The Fantasy of Being Thin.
posted by kimdog at 5:17 PM on August 30, 2009 [2 favorites]


Browse around on Shape of a Mother, the Fatshionista Flickriver, and if you're feeling adventurous, do some google image searching for images of nude women who are larger than the standard beauty ideal. Words like "plumper", "chubby", and "BBW" can help start your search, which will be NSFW and pretty eye-opening. Most women in North America would be considered plus size by any modeling agency, lots of them look smokin' hot and stylish, and I find that a big dose of visual reality is really good for re-calibrating expectations about what a woman "should" look like. (I'm assuming you're female, which may be incorrect...? I'm sure you can apply these ideas to find similar sites about men's bodies, if I'm wrong.)

Other tips:
Grab a few outfits that make you feel adorable before you go; get a haircut you like, groom your body hair and nails in a way that suits your aesthetic, and if you roll that way, wear makeup and heels whenever possible, or otherwise make efforts to dress better than usual so you feel groomed and polished.

And reframe your sense of self for the trip: pick some words that make your current size feel attractive, and use those as a theme for the trip.
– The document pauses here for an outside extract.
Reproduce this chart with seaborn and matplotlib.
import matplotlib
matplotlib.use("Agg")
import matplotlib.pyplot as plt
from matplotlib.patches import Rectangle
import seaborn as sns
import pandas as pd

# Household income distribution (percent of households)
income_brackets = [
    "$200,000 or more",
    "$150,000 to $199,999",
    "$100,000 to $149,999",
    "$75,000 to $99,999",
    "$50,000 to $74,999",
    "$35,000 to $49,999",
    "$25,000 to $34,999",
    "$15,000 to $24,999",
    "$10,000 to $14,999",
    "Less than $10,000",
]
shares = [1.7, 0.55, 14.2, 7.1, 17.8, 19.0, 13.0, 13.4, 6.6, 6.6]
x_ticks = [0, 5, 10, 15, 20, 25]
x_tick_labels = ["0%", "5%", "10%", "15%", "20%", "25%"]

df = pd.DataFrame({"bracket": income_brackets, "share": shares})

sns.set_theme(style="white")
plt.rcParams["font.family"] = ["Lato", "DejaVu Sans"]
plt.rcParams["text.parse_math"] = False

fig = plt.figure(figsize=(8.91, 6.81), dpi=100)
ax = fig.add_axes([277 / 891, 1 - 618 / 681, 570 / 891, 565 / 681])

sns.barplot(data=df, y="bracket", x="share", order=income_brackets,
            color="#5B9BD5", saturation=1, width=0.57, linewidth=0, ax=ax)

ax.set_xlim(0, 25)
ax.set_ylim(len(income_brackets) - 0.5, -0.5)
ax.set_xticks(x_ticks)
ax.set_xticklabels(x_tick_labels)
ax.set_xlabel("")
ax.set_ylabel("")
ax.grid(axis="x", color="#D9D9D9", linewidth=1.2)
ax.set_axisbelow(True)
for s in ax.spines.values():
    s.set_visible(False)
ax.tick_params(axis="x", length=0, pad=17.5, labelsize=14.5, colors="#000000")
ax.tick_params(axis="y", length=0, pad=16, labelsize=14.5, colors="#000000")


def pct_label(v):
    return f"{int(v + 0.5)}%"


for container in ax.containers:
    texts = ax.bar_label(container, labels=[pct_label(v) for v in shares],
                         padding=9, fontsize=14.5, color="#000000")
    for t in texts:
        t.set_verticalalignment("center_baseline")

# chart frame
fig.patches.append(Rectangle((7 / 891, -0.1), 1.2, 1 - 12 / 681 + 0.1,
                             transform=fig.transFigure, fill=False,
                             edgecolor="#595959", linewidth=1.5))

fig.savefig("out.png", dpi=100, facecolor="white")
Practice being "luscious" or "pneumatic" or "curvaceous" or "voluptuous" or "hedonistic", and see how that feels.

Have a fun trip. You can always diet when you're dead.
posted by pseudostrabismus at 9:25 PM on August 30, 2009


The beautiful nekkid fat folks at The Adipositivity Project always help me feel better about my own fat body.
posted by mollymayhem at 9:53 PM on August 30, 2009


I second taking more pictures. Depending on how open you are with your best friend, you can tell her you feel crappy about gaining some of the weight back and would like her to get flattering pics of you during the vacation. This means she won't be too polite to tell you to suck in your gut, or turn more sideways, or not hold your arm against your body, or whatever. Or, if you feel embarrassed to bring that up, just ask her to take lots of pictures, say that's your goal for this vacation, to have several shots of you guys in front of everything that you see. This way you can vary your pose a little in every shot, and chances are you'll have good pictures. And then you get the best of both worlds - you experience whatever amazing things you're seeing, and you get to show people the better pictures of yourself.

Also, stand behind things for pictures. For example if you see a cool statue that's your height, don't stand near it for a picture, but stand behind it and stack your head over it like a totem pole. This way you still get to capture yourself with the statue, but you're not counting your rolls. Be creative and you get to hide your flaws AND have fun pictures that you can show off! And don't cross your arms like you're self conscious, that only emphasizes that you're uncomfortable.

And keep in mind that when you're looking at these pictures, you only notice your flaws, when someone else is looking at them they probably don't even see you because they know what you look like - they are looking at the view in the background, or whatever.